Retype, exactly as they stand, the lines from the start of the data to the line that contains "(root) at (1390,3318)", both ends included. Leave the pictures out.

▸ DATASET EXTRACT
*****
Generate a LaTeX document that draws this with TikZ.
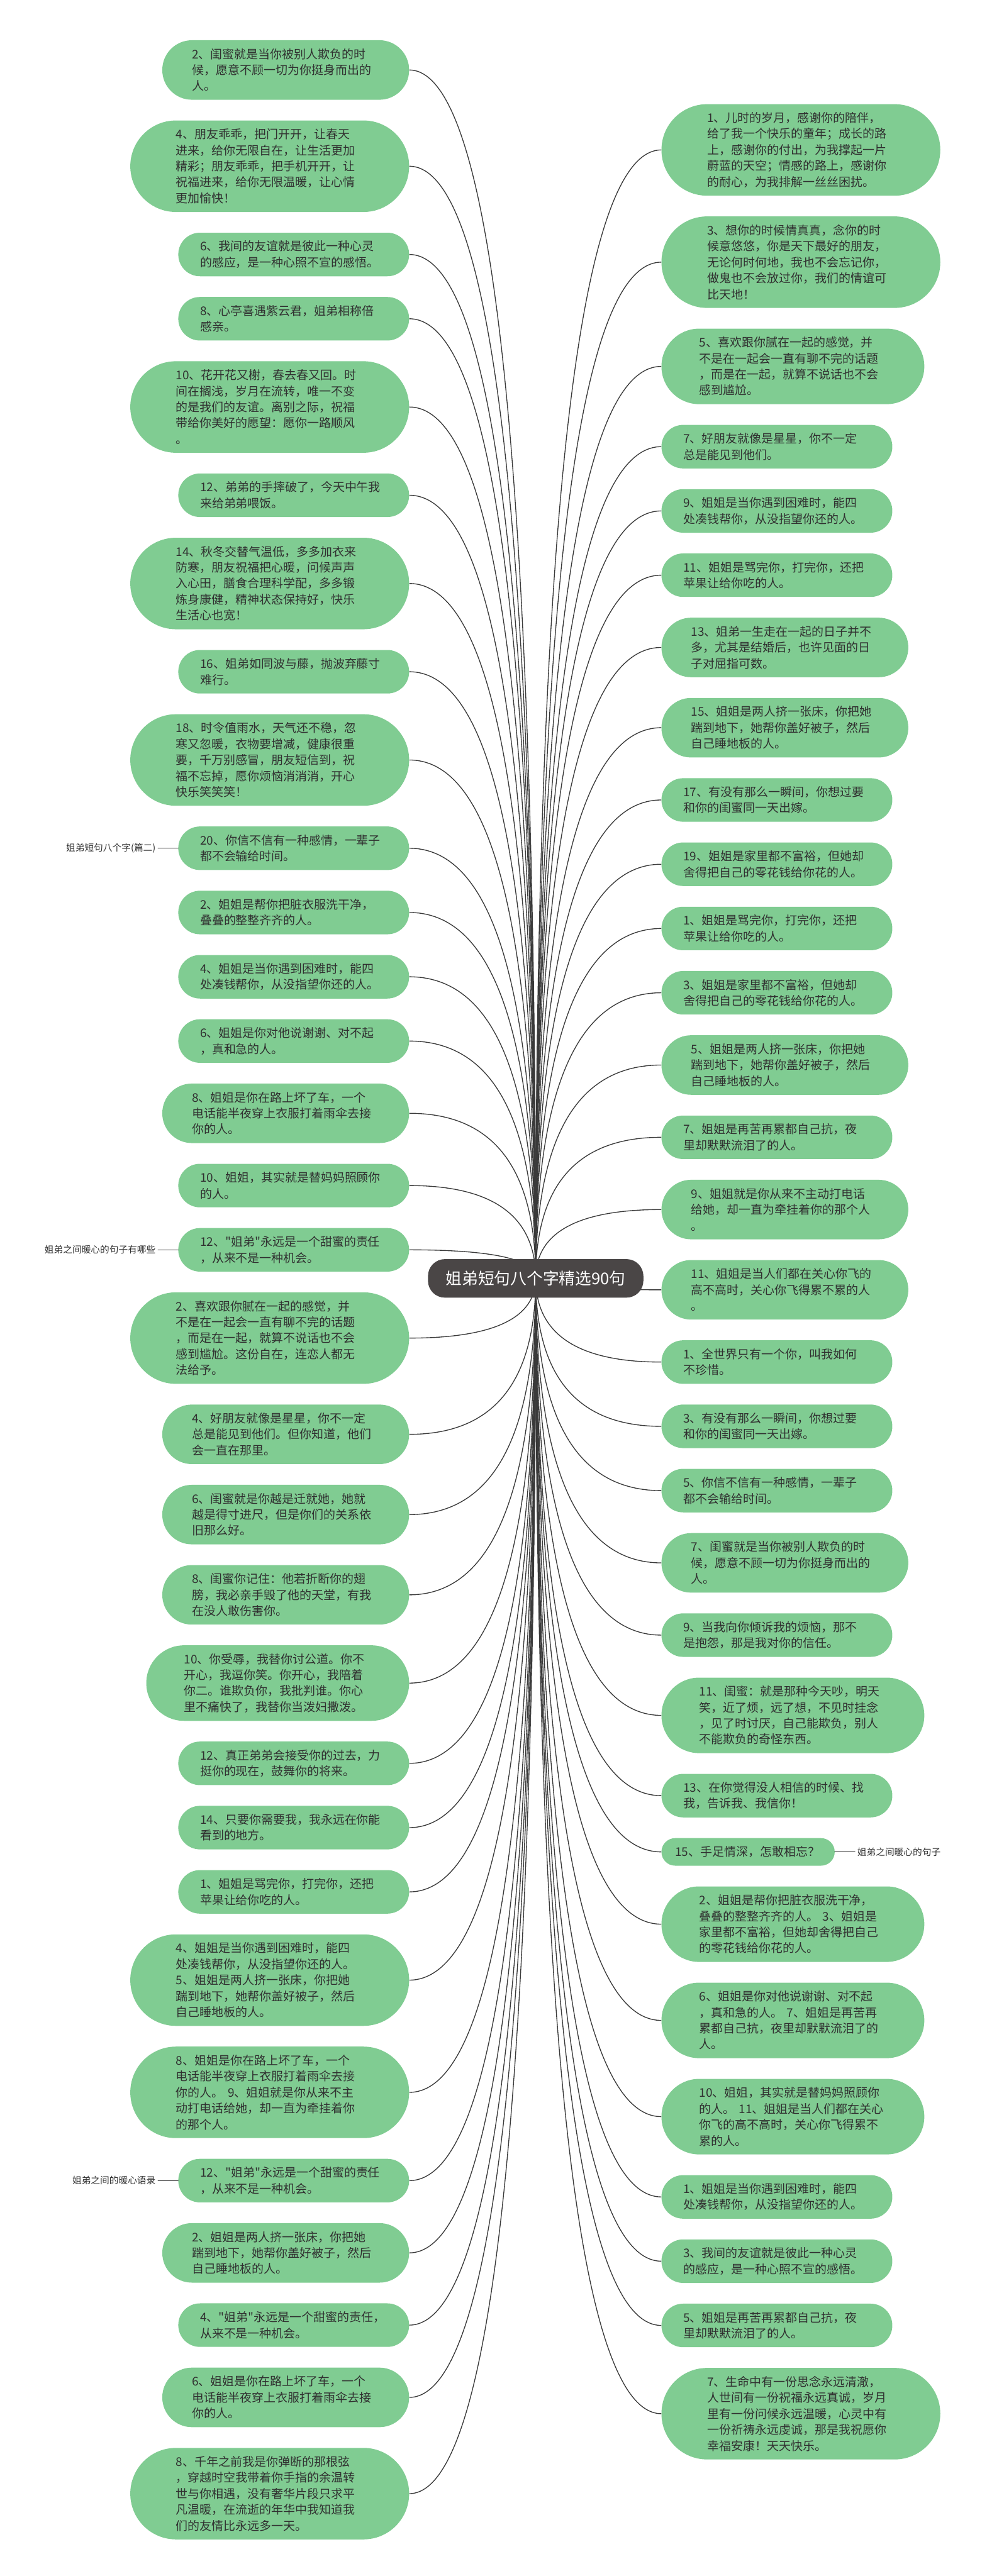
\documentclass[tikz,border=0pt]{standalone}
\usepackage{fontspec}
\setmainfont{Noto Sans CJK SC}[Ligatures=TeXOff]
\usepackage{xcolor}
\usepackage{tikz}
\usetikzlibrary{positioning,calc,backgrounds}
\definecolor{leafgreen}{HTML}{80CC92}
\definecolor{rootgray}{HTML}{4A4646}
\definecolor{ink}{HTML}{303030}
\definecolor{linkgray}{HTML}{3A3A3A}
\tikzset{
    every picture/.style={line cap=round,line join=round},
    leafnode/.style={rectangle,fill=leafgreen,text=ink,
      text width=243pt,inner ysep=2pt,align=left,
      font=\fontsize{15.5pt}{20.75pt}\selectfont},
    nlines/.style={minimum height=20.75pt*#1+15pt,
      inner xsep=10.375pt*#1+7.5pt,rounded corners=10.375pt*#1+7.4pt},
    rootnode/.style={rectangle,rounded corners=22pt,fill=rootgray,text=white,
      minimum width=279.5pt,minimum height=50pt,inner sep=0pt,
      font=\fontsize{21pt}{25pt}\selectfont},
    tagnode/.style={text=ink,inner sep=3pt,font=\fontsize{12pt}{14pt}\selectfont},
    linkline/.style={draw=linkgray,line width=1.1pt},
    tagline/.style={draw=ink,line width=1.1pt},
    mmcurve/.style={to path={.. controls ($(\tikztostart)!0.6667!(\tikztostart |- \tikztotarget)$)
      and ($(\tikztotarget)!0.6667!(\tikztostart |- \tikztotarget)$) .. (\tikztotarget)}},
    leftnext/.style={below=26.5pt of #1.south east,anchor=north east},
    rightnext/.style={below=26.5pt of #1.south west,anchor=north west}
}

\begin{document}
\begin{tikzpicture}[x=0.5pt,y=-0.5pt]
  \useasboundingbox (0,0) rectangle (2560,6686);
  \node[rootnode] (root) at (1390,3318) {姐弟短句八个字精选90句};

  \node[leafnode,nlines=3,anchor=north east] (l1) at (1062,104)
    {2、闺蜜就是当你被别人欺负的时\\候，愿意不顾一切为你挺身而出的\\人。};
  \node[leafnode,nlines=5,leftnext=l1] (l2)
    {4、朋友乖乖，把门开开，让春天\\进来，给你无限自在，让生活更加\\精彩；朋友乖乖，把手机开开，让\\祝福进来，给你无限温暖，让心情\\更加愉快！};
  \node[leafnode,nlines=2,leftnext=l2] (l3)
    {6、我间的友谊就是彼此一种心灵\\的感应，是一种心照不宣的感悟。};
  \node[leafnode,nlines=2,leftnext=l3] (l4)
    {8、心亭喜遇紫云君，姐弟相称倍\\感亲。};
  \node[leafnode,nlines=5,leftnext=l4] (l5)
    {10、花开花又榭，春去春又回。时\\间在搁浅，岁月在流转，唯一不变\\的是我们的友谊。离别之际，祝福\\带给你美好的愿望：愿你一路顺风\\。};
  \node[leafnode,nlines=2,leftnext=l5] (l6)
    {12、弟弟的手摔破了，今天中午我\\来给弟弟喂饭。};
  \node[leafnode,nlines=5,leftnext=l6] (l7)
    {14、秋冬交替气温低，多多加衣来\\防寒，朋友祝福把心暖，问候声声\\入心田，膳食合理科学配，多多锻\\炼身康健，精神状态保持好，快乐\\生活心也宽！};
  \node[leafnode,nlines=2,leftnext=l7] (l8)
    {16、姐弟如同波与藤，抛波弃藤寸\\难行。};
  \node[leafnode,nlines=5,leftnext=l8] (l9)
    {18、时令值雨水，天气还不稳，忽\\寒又忽暖，衣物要增减，健康很重\\要，千万别感冒，朋友短信到，祝\\福不忘掉，愿你烦恼消消消，开心\\快乐笑笑笑！};
  \node[leafnode,nlines=2,leftnext=l9] (l10)
    {20、你信不信有一种感情，一辈子\\都不会输给时间。};
  \node[leafnode,nlines=2,leftnext=l10] (l11)
    {2、姐姐是帮你把脏衣服洗干净，\\叠叠的整整齐齐的人。};
  \node[leafnode,nlines=2,leftnext=l11] (l12)
    {4、姐姐是当你遇到困难时，能四\\处凑钱帮你，从没指望你还的人。};
  \node[leafnode,nlines=2,leftnext=l12] (l13)
    {6、姐姐是你对他说谢谢、对不起\\，真和急的人。};
  \node[leafnode,nlines=3,leftnext=l13] (l14)
    {8、姐姐是你在路上坏了车，一个\\电话能半夜穿上衣服打着雨伞去接\\你的人。};
  \node[leafnode,nlines=2,leftnext=l14] (l15)
    {10、姐姐，其实就是替妈妈照顾你\\的人。};
  \node[leafnode,nlines=2,leftnext=l15] (l16)
    {12、"姐弟"永远是一个甜蜜的责任\\，从来不是一种机会。};
  \node[leafnode,nlines=5,leftnext=l16] (l17)
    {2、喜欢跟你腻在一起的感觉，并\\不是在一起会一直有聊不完的话题\\，而是在一起，就算不说话也不会\\感到尴尬。这份自在，连恋人都无\\法给予。};
  \node[leafnode,nlines=3,leftnext=l17] (l18)
    {4、好朋友就像是星星，你不一定\\总是能见到他们。但你知道，他们\\会一直在那里。};
  \node[leafnode,nlines=3,leftnext=l18] (l19)
    {6、闺蜜就是你越是迁就她，她就\\越是得寸进尺，但是你们的关系依\\旧那么好。};
  \node[leafnode,nlines=3,leftnext=l19] (l20)
    {8、闺蜜你记住：他若折断你的翅\\膀，我必亲手毁了他的天堂，有我\\在没人敢伤害你。};
  \node[leafnode,nlines=4,leftnext=l20] (l21)
    {10、你受辱，我替你讨公道。你不\\开心，我逗你笑。你开心，我陪着\\你二。谁欺负你，我批判谁。你心\\里不痛快了，我替你当泼妇撒泼。};
  \node[leafnode,nlines=2,leftnext=l21] (l22)
    {12、真正弟弟会接受你的过去，力\\挺你的现在，鼓舞你的将来。};
  \node[leafnode,nlines=2,leftnext=l22] (l23)
    {14、只要你需要我，我永远在你能\\看到的地方。};
  \node[leafnode,nlines=2,leftnext=l23] (l24)
    {1、姐姐是骂完你，打完你，还把\\苹果让给你吃的人。};
  \node[leafnode,nlines=5,leftnext=l24] (l25)
    {4、姐姐是当你遇到困难时，能四\\处凑钱帮你，从没指望你还的人。\\5、姐姐是两人挤一张床，你把她\\踹到地下，她帮你盖好被子，然后\\自己睡地板的人。};
  \node[leafnode,nlines=5,leftnext=l25] (l26)
    {8、姐姐是你在路上坏了车，一个\\电话能半夜穿上衣服打着雨伞去接\\你的人。~9、姐姐就是你从来不主\\动打电话给她，却一直为牵挂着你\\的那个人。};
  \node[leafnode,nlines=2,leftnext=l26] (l27)
    {12、"姐弟"永远是一个甜蜜的责任\\，从来不是一种机会。};
  \node[leafnode,nlines=3,leftnext=l27] (l28)
    {2、姐姐是两人挤一张床，你把她\\踹到地下，她帮你盖好被子，然后\\自己睡地板的人。};
  \node[leafnode,nlines=2,leftnext=l28] (l29)
    {4、"姐弟"永远是一个甜蜜的责任，\\从来不是一种机会。};
  \node[leafnode,nlines=3,leftnext=l29] (l30)
    {6、姐姐是你在路上坏了车，一个\\电话能半夜穿上衣服打着雨伞去接\\你的人。};
  \node[leafnode,nlines=5,leftnext=l30] (l31)
    {8、千年之前我是你弹断的那根弦\\，穿越时空我带着你手指的余温转\\世与你相遇，没有奢华片段只求平\\凡温暖，在流逝的年华中我知道我\\们的友情比永远多一天。};

  \node[leafnode,nlines=5,anchor=north west] (r1) at (1716,270)
    {1、儿时的岁月，感谢你的陪伴，\\给了我一个快乐的童年；成长的路\\上，感谢你的付出，为我撑起一片\\蔚蓝的天空；情感的路上，感谢你\\的耐心，为我排解一丝丝困扰。};
  \node[leafnode,nlines=5,rightnext=r1] (r2)
    {3、想你的时候情真真，念你的时\\候意悠悠，你是天下最好的朋友，\\无论何时何地，我也不会忘记你，\\做鬼也不会放过你，我们的情谊可\\比天地！};
  \node[leafnode,nlines=4,rightnext=r2] (r3)
    {5、喜欢跟你腻在一起的感觉，并\\不是在一起会一直有聊不完的话题\\，而是在一起，就算不说话也不会\\感到尴尬。};
  \node[leafnode,nlines=2,rightnext=r3] (r4)
    {7、好朋友就像是星星，你不一定\\总是能见到他们。};
  \node[leafnode,nlines=2,rightnext=r4] (r5)
    {9、姐姐是当你遇到困难时，能四\\处凑钱帮你，从没指望你还的人。};
  \node[leafnode,nlines=2,rightnext=r5] (r6)
    {11、姐姐是骂完你，打完你，还把\\苹果让给你吃的人。};
  \node[leafnode,nlines=3,rightnext=r6] (r7)
    {13、姐弟一生走在一起的日子并不\\多，尤其是结婚后，也许见面的日\\子对屈指可数。};
  \node[leafnode,nlines=3,rightnext=r7] (r8)
    {15、姐姐是两人挤一张床，你把她\\踹到地下，她帮你盖好被子，然后\\自己睡地板的人。};
  \node[leafnode,nlines=2,rightnext=r8] (r9)
    {17、有没有那么一瞬间，你想过要\\和你的闺蜜同一天出嫁。};
  \node[leafnode,nlines=2,rightnext=r9] (r10)
    {19、姐姐是家里都不富裕，但她却\\舍得把自己的零花钱给你花的人。};
  \node[leafnode,nlines=2,rightnext=r10] (r11)
    {1、姐姐是骂完你，打完你，还把\\苹果让给你吃的人。};
  \node[leafnode,nlines=2,rightnext=r11] (r12)
    {3、姐姐是家里都不富裕，但她却\\舍得把自己的零花钱给你花的人。};
  \node[leafnode,nlines=3,rightnext=r12] (r13)
    {5、姐姐是两人挤一张床，你把她\\踹到地下，她帮你盖好被子，然后\\自己睡地板的人。};
  \node[leafnode,nlines=2,rightnext=r13] (r14)
    {7、姐姐是再苦再累都自己抗，夜\\里却默默流泪了的人。};
  \node[leafnode,nlines=3,rightnext=r14] (r15)
    {9、姐姐就是你从来不主动打电话\\给她，却一直为牵挂着你的那个人\\。};
  \node[leafnode,nlines=3,rightnext=r15] (r16)
    {11、姐姐是当人们都在关心你飞的\\高不高时，关心你飞得累不累的人\\。};
  \node[leafnode,nlines=2,rightnext=r16] (r17)
    {1、全世界只有一个你，叫我如何\\不珍惜。};
  \node[leafnode,nlines=2,rightnext=r17] (r18)
    {3、有没有那么一瞬间，你想过要\\和你的闺蜜同一天出嫁。};
  \node[leafnode,nlines=2,rightnext=r18] (r19)
    {5、你信不信有一种感情，一辈子\\都不会输给时间。};
  \node[leafnode,nlines=3,rightnext=r19] (r20)
    {7、闺蜜就是当你被别人欺负的时\\候，愿意不顾一切为你挺身而出的\\人。};
  \node[leafnode,nlines=2,rightnext=r20] (r21)
    {9、当我向你倾诉我的烦恼，那不\\是抱怨，那是我对你的信任。};
  \node[leafnode,nlines=4,rightnext=r21] (r22)
    {11、闺蜜：就是那种今天吵，明天\\笑，近了烦，远了想，不见时挂念\\，见了时讨厌，自己能欺负，别人\\不能欺负的奇怪东西。};
  \node[leafnode,nlines=2,rightnext=r22] (r23)
    {13、在你觉得没人相信的时候、找\\我，告诉我、我信你！};
  \node[leafnode,nlines=1,text width=189pt,rightnext=r23] (r24)
    {15、手足情深，怎敢相忘？};
  \node[leafnode,nlines=4,rightnext=r24] (r25)
    {2、姐姐是帮你把脏衣服洗干净，\\叠叠的整整齐齐的人。~3、姐姐是\\家里都不富裕，但她却舍得把自己\\的零花钱给你花的人。};
  \node[leafnode,nlines=4,rightnext=r25] (r26)
    {6、姐姐是你对他说谢谢、对不起\\，真和急的人。~7、姐姐是再苦再\\累都自己抗，夜里却默默流泪了的\\人。};
  \node[leafnode,nlines=4,rightnext=r26] (r27)
    {10、姐姐，其实就是替妈妈照顾你\\的人。~11、姐姐是当人们都在关心\\你飞的高不高时，关心你飞得累不\\累的人。};
  \node[leafnode,nlines=2,rightnext=r27] (r28)
    {1、姐姐是当你遇到困难时，能四\\处凑钱帮你，从没指望你还的人。};
  \node[leafnode,nlines=2,rightnext=r28] (r29)
    {3、我间的友谊就是彼此一种心灵\\的感应，是一种心照不宣的感悟。};
  \node[leafnode,nlines=2,rightnext=r29] (r30)
    {5、姐姐是再苦再累都自己抗，夜\\里却默默流泪了的人。};
  \node[leafnode,nlines=5,rightnext=r30] (r31)
    {7、生命中有一份思念永远清澈，\\人世间有一份祝福永远真诚，岁月\\里有一份问候永远温暖，心灵中有\\一份祈祷永远虔诚，那是我祝愿你\\幸福安康！天天快乐。};

  \node[tagnode,left=26pt of l10] (tag1) {姐弟短句八个字(篇二)};
  \node[tagnode,left=26pt of l16] (tag2) {姐弟之间暖心的句子有哪些};
  \node[tagnode,left=26pt of l27] (tag3) {姐弟之间的暖心语录};
  \node[tagnode,right=26pt of r24] (tag4) {姐弟之间暖心的句子};
  \draw[tagline] (tag1) -- (l10);
  \draw[tagline] (tag2) -- (l16);
  \draw[tagline] (tag3) -- (l27);
  \draw[tagline] (r24) -- (tag4);

  \begin{scope}[on background layer]
    \foreach \i in {1,...,31} {
      \draw[linkline] (root.center) to[mmcurve] (l\i.east);
      \draw[linkline] (root.center) to[mmcurve] (r\i.west);
    }
  \end{scope}
\end{tikzpicture}
\end{document}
*****
▸ SOLUTION FOR THIS TASK
Generate a LaTeX document that draws this with TikZ.
\documentclass[tikz,border=0pt]{standalone}
\usepackage{fontspec}
\setmainfont{Noto Sans CJK SC}[Ligatures=TeXOff]
\usepackage{xcolor}
\usepackage{tikz}
\usetikzlibrary{positioning,calc,backgrounds}
\definecolor{leafgreen}{HTML}{80CC92}
\definecolor{rootgray}{HTML}{4A4646}
\definecolor{ink}{HTML}{303030}
\definecolor{linkgray}{HTML}{3A3A3A}
\tikzset{
    every picture/.style={line cap=round,line join=round},
    leafnode/.style={rectangle,fill=leafgreen,text=ink,
      text width=243pt,inner ysep=2pt,align=left,
      font=\fontsize{15.5pt}{20.75pt}\selectfont},
    nlines/.style={minimum height=20.75pt*#1+15pt,
      inner xsep=10.375pt*#1+7.5pt,rounded corners=10.375pt*#1+7.4pt},
    rootnode/.style={rectangle,rounded corners=22pt,fill=rootgray,text=white,
      minimum width=279.5pt,minimum height=50pt,inner sep=0pt,
      font=\fontsize{21pt}{25pt}\selectfont},
    tagnode/.style={text=ink,inner sep=3pt,font=\fontsize{12pt}{14pt}\selectfont},
    linkline/.style={draw=linkgray,line width=1.1pt},
    tagline/.style={draw=ink,line width=1.1pt},
    mmcurve/.style={to path={.. controls ($(\tikztostart)!0.6667!(\tikztostart |- \tikztotarget)$)
      and ($(\tikztotarget)!0.6667!(\tikztostart |- \tikztotarget)$) .. (\tikztotarget)}},
    leftnext/.style={below=26.5pt of #1.south east,anchor=north east},
    rightnext/.style={below=26.5pt of #1.south west,anchor=north west}
}

\begin{document}
\begin{tikzpicture}[x=0.5pt,y=-0.5pt]
  \useasboundingbox (0,0) rectangle (2560,6686);
  \node[rootnode] (root) at (1390,3318) {姐弟短句八个字精选90句};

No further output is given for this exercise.